Sunday, May 1, 2011

My handy-dandy compost bin topper

I'm a fairly lazy composter. Constantly turning the pile, monitoring moisture levels, ensuring the precisely right C/N ratio... this has always seemed like too much effort to put forth for such a simple thing. I mean, come on, you stick stuff in a pile, and you wait for it to rot. We're lucky if I remember to take a stick and poke some air holes into it periodically.

But since we're in a fairly urban environment, with the neighbor's house within 10 feet of ours, I do need to make sure that nothing's getting overly aromatic. There's no back 40 to hide the piles in. So I got irrationally excited when I saw the giant bag of sawdust picked up by the vacuum system in my father's workshop. A couple of handfuls of high carbon sawdust would be the pefect thing to add on top of anything wet and sloppy with the potential for ickyness.

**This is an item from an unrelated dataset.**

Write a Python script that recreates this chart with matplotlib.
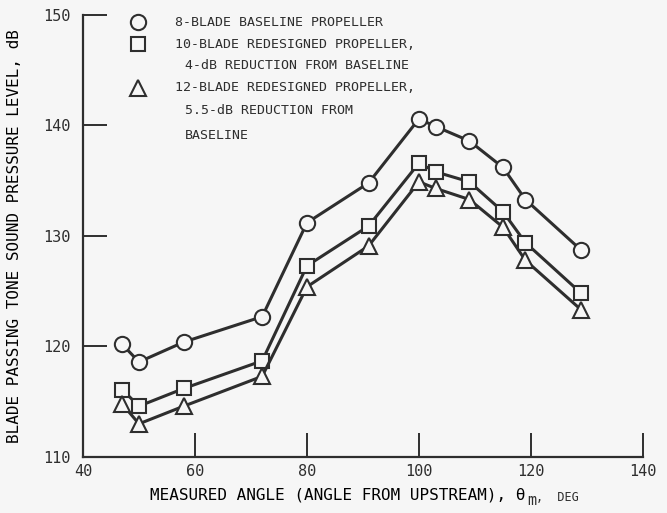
import matplotlib
matplotlib.use("Agg")
import matplotlib.pyplot as plt

# ── Plot style ────────────────────────────────────────────────────────────────
INK      = "#2e2e2e"
BG_COLOR = "#f6f6f6"
MONO     = "DejaVu Sans Mono"

plt.rcParams.update({
    "font.family":        MONO,
    "text.color":         INK,
    "axes.edgecolor":     INK,
    "axes.linewidth":     1.6,
    "xtick.color":        INK,
    "ytick.color":        INK,
    "xtick.direction":    "in",
    "ytick.direction":    "in",
})
# ─────────────────────────────────────────────────────────────────────────────

angle_deg = [47, 50, 58, 72, 80, 91, 100, 103, 109, 115, 119, 129]
spl_8_blade = [120.2, 118.6, 120.4, 122.7, 131.2, 134.8, 140.6, 139.9, 138.6, 136.2, 133.3, 128.7]
spl_10_blade = [116.1, 114.6, 116.2, 118.7, 127.3, 130.9, 136.6, 135.8, 134.9, 132.2, 129.4, 124.8]
spl_12_blade = [114.8, 113.0, 114.6, 117.3, 125.4, 129.1, 134.9, 134.3, 133.3, 130.8, 127.8, 123.3]

x_ticks = [40, 60, 80, 100, 120, 140]
y_ticks = [110, 120, 130, 140, 150]

series = [
    (spl_8_blade, "o", 11),
    (spl_10_blade, "s", 10),
    (spl_12_blade, "^", 11),
]

legend_lines = [
    ("o", 11, "8-BLADE BASELINE PROPELLER"),
    ("s", 10, "10-BLADE REDESIGNED PROPELLER,"),
    (None, 0, "4-dB REDUCTION FROM BASELINE"),
    ("^", 11, "12-BLADE REDESIGNED PROPELLER,"),
    (None, 0, "5.5-dB REDUCTION FROM"),
    (None, 0, "BASELINE"),
]
legend_y = [0.984, 0.934, 0.885, 0.835, 0.785, 0.728]

fig = plt.figure(figsize=(6.67, 5.13), dpi=100, facecolor=BG_COLOR)
ax = fig.add_axes([0.1244, 0.1092, 0.8396, 0.8616])
ax.set_facecolor(BG_COLOR)

for values, marker, size in series:
    ax.plot(angle_deg, values, color=INK, linewidth=2.2, marker=marker,
            markersize=size, markerfacecolor=BG_COLOR, markeredgecolor=INK,
            markeredgewidth=1.5, zorder=3)

ax.set_xlim(40, 140)
ax.set_ylim(110, 150)
ax.set_xticks(x_ticks)
ax.set_yticks(y_ticks)
ax.tick_params(axis="both", length=17, width=1.4, labelsize=11)
ax.tick_params(axis="x", pad=5)
ax.tick_params(axis="y", pad=9)
ax.spines["top"].set_visible(False)
ax.spines["right"].set_visible(False)

ax.set_ylabel("BLADE PASSING TONE SOUND PRESSURE LEVEL, dB", fontsize=11.5)
ax.yaxis.set_label_coords(-0.109, 0.5)
ax.set_xlabel("MEASURED ANGLE (ANGLE FROM UPSTREAM), θ", fontsize=11.5)
ax.xaxis.set_label_coords(0.455, -0.068)
sub = ax.annotate("m", xy=(1.0, 0.0), xycoords=ax.xaxis.label,
                  xytext=(1, 1), textcoords="offset points",
                  ha="left", va="center", fontsize=11, color=INK)
ax.annotate(",  DEG", xy=(1.0, 0.7), xycoords=sub,
            ha="left", va="center", fontsize=8.5, color=INK)

# hand-drawn style key in the upper left corner
for (marker, size, text), y in zip(legend_lines, legend_y):
    if marker is not None:
        ax.plot([0.098], [y], transform=ax.transAxes, clip_on=False,
                linestyle="none", marker=marker, markersize=size,
                markerfacecolor=BG_COLOR, markeredgecolor=INK, markeredgewidth=1.5)
        x_text = 0.164
    else:
        x_text = 0.182
    ax.text(x_text, y, text, transform=ax.transAxes, ha="left", va="center",
            fontsize=9.5)

fig.savefig("out.png", dpi=100, facecolor=BG_COLOR)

I'm pretty sure dad thought I was nuts when I asked if he could save it for me. But they humor me, so a couple of weeks ago my parents came over with a big bag of sawdust for me (along with the newspapers I'd been asking mom to save).

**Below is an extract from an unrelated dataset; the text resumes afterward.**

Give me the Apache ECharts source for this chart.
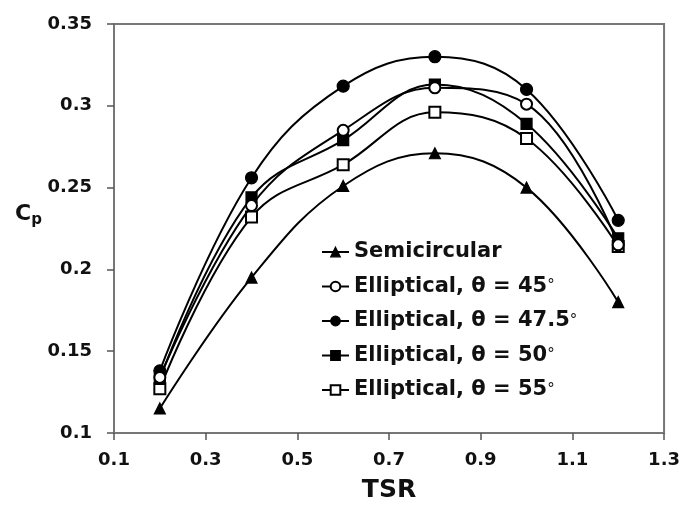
<!DOCTYPE html>
<html>
<head>
<meta charset="utf-8">
<script src="https://cdn.jsdelivr.net/npm/echarts@6/dist/echarts.min.js"></script>
<style>
html,body{margin:0;padding:0;background:#fff;}
#chart{width:683px;height:508px;}
</style>
</head>
<body>
<div id="chart"></div>
<script>
const tsr = [0.2, 0.4, 0.6, 0.8, 1.0, 1.2];
const semicircular = [0.115, 0.195, 0.251, 0.271, 0.250, 0.180];
const ell45 = [0.134, 0.239, 0.285, 0.311, 0.301, 0.215];
const ell475 = [0.138, 0.256, 0.312, 0.330, 0.310, 0.230];
const ell50 = [0.133, 0.244, 0.279, 0.313, 0.289, 0.219];
const ell55 = [0.127, 0.232, 0.264, 0.296, 0.280, 0.214];
const seriesNames = ['Semicircular', 'Elliptical, θ = 45', 'Elliptical, θ = 47.5', 'Elliptical, θ = 50', 'Elliptical, θ = 55'];
const xTicks = [0.1, 0.3, 0.5, 0.7, 0.9, 1.1, 1.3];
const yTicks = [0.1, 0.15, 0.2, 0.25, 0.3, 0.35];

const FONT = 'DejaVu Sans';
const values = [semicircular, ell45, ell475, ell50, ell55];
const symbols = ['triangle', 'emptyCircle', 'circle', 'rect', 'emptyRect'];
const sizes = [11, 11, 12, 11, 11];

function pairs(ys){ return tsr.map((x,i)=>[x, ys[i]]); }

const series = values.map((ys, i) => ({
  name: seriesNames[i],
  type: 'line',
  data: pairs(ys),
  smooth: 0.4,
  symbol: symbols[i],
  symbolSize: sizes[i],
  color: '#000',
  itemStyle: { color: '#000', borderColor: '#000', borderWidth: 1.2 },
  lineStyle: { color: '#000', width: 2 },
  emphasis: { disabled: true },
  z: 10 - i
}));

const chart = echarts.init(document.getElementById('chart'), null, { renderer: 'canvas' });
chart.setOption({
  backgroundColor: '#fff',
  animation: false,
  grid: { left: 114, right: 17, top: 24, bottom: 71, show: true, borderColor: '#777', borderWidth: 2, backgroundColor: 'transparent' },
  xAxis: {
    type: 'value', min: xTicks[0], max: xTicks[xTicks.length-1], interval: 0.2,
    name: 'TSR', nameLocation: 'middle', nameGap: 45,
    nameTextStyle: { fontFamily: FONT, fontWeight: 'bold', fontSize: 25, color: '#111' },
    axisLine: { lineStyle: { color: '#777', width: 2 } },
    axisTick: { show: true, inside: false, length: 7, lineStyle: { color: '#555', width: 1.5 } },
    axisLabel: { margin: 18, fontFamily: FONT, fontWeight: 'bold', fontSize: 18, color: '#111', formatter: v => v.toFixed(1) },
    splitLine: { show: false }
  },
  yAxis: {
    type: 'value', min: yTicks[0], max: yTicks[yTicks.length-1], interval: 0.05,
    axisLine: { show: true, lineStyle: { color: '#777', width: 2 } },
    axisTick: { show: true, inside: false, length: 7, lineStyle: { color: '#555', width: 1.5 } },
    axisLabel: { margin: 22, fontFamily: FONT, fontWeight: 'bold', fontSize: 18, color: '#111', formatter: v => String(+v.toFixed(2)) },
    splitLine: { show: false }
  },
  legend: {
    orient: 'vertical', left: 316, top: 235, itemGap: 10.5,
    itemWidth: 27, itemHeight: 12,
    data: seriesNames,
    formatter: name => name === 'Semicircular' ? '{t|' + name + '}' : '{t|' + name + '}{d|°}',
    textStyle: {
      rich: {
        t: { fontFamily: FONT, fontWeight: 'bold', fontSize: 21, color: '#111', lineHeight: 24, height: 24 },
        d: { fontFamily: FONT, fontSize: 15, color: '#111', lineHeight: 24, height: 24 }
      }
    },
    itemStyle: { borderWidth: 1.2 },
    selectedMode: false
  },
  graphic: [{
    type: 'text', left: 15, top: 203,
    style: {
      text: '{c|C}{p|p}',
      rich: {
        c: { fontFamily: FONT, fontWeight: 'bold', fontSize: 22, fill: '#111' },
        p: { fontFamily: FONT, fontWeight: 'bold', fontSize: 15, fill: '#111', padding: [12,0,0,0] }
      }
    }
  }],
  series: series
});
</script>
</body>
</html>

It worked pretty well, and also made a nice addition to the potting mixes I'd been messing around with. The dry sawdust was always blowing around and getting in my face when I scooped some out, though. Seemed it needed some moisture, and maybe a couple of additions to make it just perfect.

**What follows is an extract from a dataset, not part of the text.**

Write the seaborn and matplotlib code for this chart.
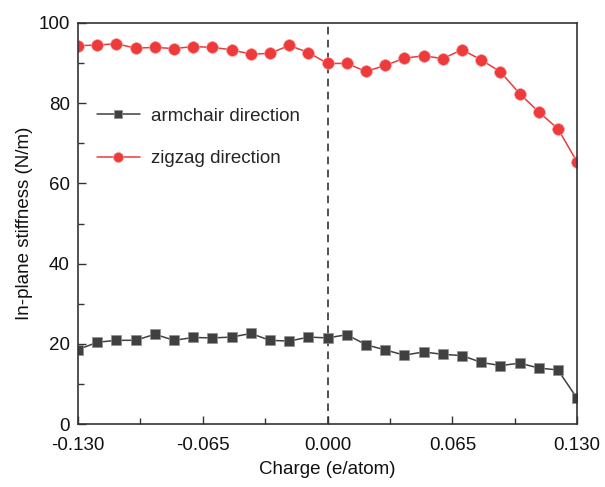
import numpy as np
import pandas as pd
import matplotlib
matplotlib.use("Agg")
import matplotlib.pyplot as plt
import seaborn as sns
from matplotlib.ticker import MultipleLocator, FixedLocator

charge = [-0.13, -0.12, -0.11, -0.10, -0.09, -0.08, -0.07, -0.06, -0.05, -0.04,
          -0.03, -0.02, -0.01, 0.00, 0.01, 0.02, 0.03, 0.04, 0.05, 0.06,
          0.07, 0.08, 0.09, 0.10, 0.11, 0.12, 0.13]
armchair = [18.6, 20.4, 20.9, 20.9, 22.4, 20.9, 21.6, 21.5, 21.7, 22.6,
            20.9, 20.7, 21.7, 21.5, 22.3, 19.8, 18.5, 17.2, 18.0, 17.4,
            17.1, 15.4, 14.6, 15.2, 14.0, 13.5, 6.4]
zigzag = [94.3, 94.5, 94.8, 93.7, 93.9, 93.6, 94.1, 93.9, 93.3, 92.2,
          92.4, 94.4, 92.6, 89.9, 89.9, 87.9, 89.4, 91.2, 91.8, 91.1,
          93.3, 90.8, 87.8, 82.4, 77.8, 73.6, 65.3]
series_names = ["armchair direction", "zigzag direction"]
xticks = [-0.130, -0.065, 0.000, 0.065, 0.130]
xticklabels = ["-0.130", "-0.065", "0.000", "0.065", "0.130"]

df_arm = pd.DataFrame({"charge": charge, "stiffness": armchair})
df_zig = pd.DataFrame({"charge": charge, "stiffness": zigzag})

sns.set_theme(style="white")
plt.rcParams["font.family"] = ["Liberation Sans", "DejaVu Sans"]

fig = plt.figure(figsize=(6.05, 4.87), dpi=100)
ax = fig.add_axes([0.129, 0.129, 0.825, 0.824])

sns.lineplot(data=df_arm, x="charge", y="stiffness", ax=ax, color="#404040",
             marker="s", markersize=7, markeredgewidth=0.5,
             markeredgecolor="#909090", linewidth=1.1, label=series_names[0])
sns.lineplot(data=df_zig, x="charge", y="stiffness", ax=ax, color="#ee3a3a",
             marker="o", markersize=8.5, markeredgewidth=0.5,
             markeredgecolor="#f6a0a0", linewidth=1.1, label=series_names[1])

ax.axvline(0.0, color="#222222", linestyle=(0, (5, 3.5)), linewidth=1.1, zorder=0)

ax.set_xlim(-0.13, 0.13)
ax.set_ylim(0, 100)
ax.xaxis.set_major_locator(FixedLocator(xticks))
ax.set_xticklabels(xticklabels)
ax.xaxis.set_minor_locator(FixedLocator([-0.0975, -0.0325, 0.0325, 0.0975]))
ax.yaxis.set_major_locator(MultipleLocator(20))
ax.yaxis.set_minor_locator(MultipleLocator(10))
ax.tick_params(which="both", direction="in", top=False, right=False,
               bottom=True, left=True, colors="#333333", labelcolor="#111111",
               labelsize=13.5)
ax.tick_params(which="major", length=6, width=1)
ax.tick_params(which="minor", length=4, width=1)
ax.tick_params(axis="x", which="major", pad=9)
ax.tick_params(axis="y", which="major", pad=6)
for s in ax.spines.values():
    s.set_color("#333333")
    s.set_linewidth(1.2)

ax.set_xlabel("Charge (e/atom)", fontsize=13.5, labelpad=5, color="#111111")
ax.set_ylabel("In-plane stiffness (N/m)", fontsize=13.5, labelpad=4, color="#111111")

leg = ax.legend(loc="upper left", bbox_to_anchor=(0.0, 0.835), frameon=False,
                fontsize=13.5, handlelength=2.3, handletextpad=0.6,
                labelspacing=1.35, borderaxespad=0.6, markerscale=0.85)

fig.savefig("out.png", dpi=100)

Which is how I justified spending the better part of a day hand mixing the perfect compost topper, shifting things from bucket to bucket every time I added something new. It's the closest I get to playing in the sandbox these days.

I do think the end result is pretty great, though, and wanted to make sure I remembered what was in it for the next time around. No clue about proportions, since I just kept adding a handful of this and a bucketful of that. But here are the contents:

Sawdust (carbon, absorbent)
Leaf mold (from cleaning gutter-- nitrogen, organic matter)
Composted cow manure (a small amount- nitrogen, organic matter, beneficial microorganisms)
Blood & bone meals (small amounts)
Backyard soil (a couple of shovels full-- microorganisms & other critters)
Bokashi (what was left in the bag after a critter got into it-- beneficial microorganisms galore)
Water
Liquid nitrogen source

Good thing my dad is always making things in his workshop-- now I need more sawdust.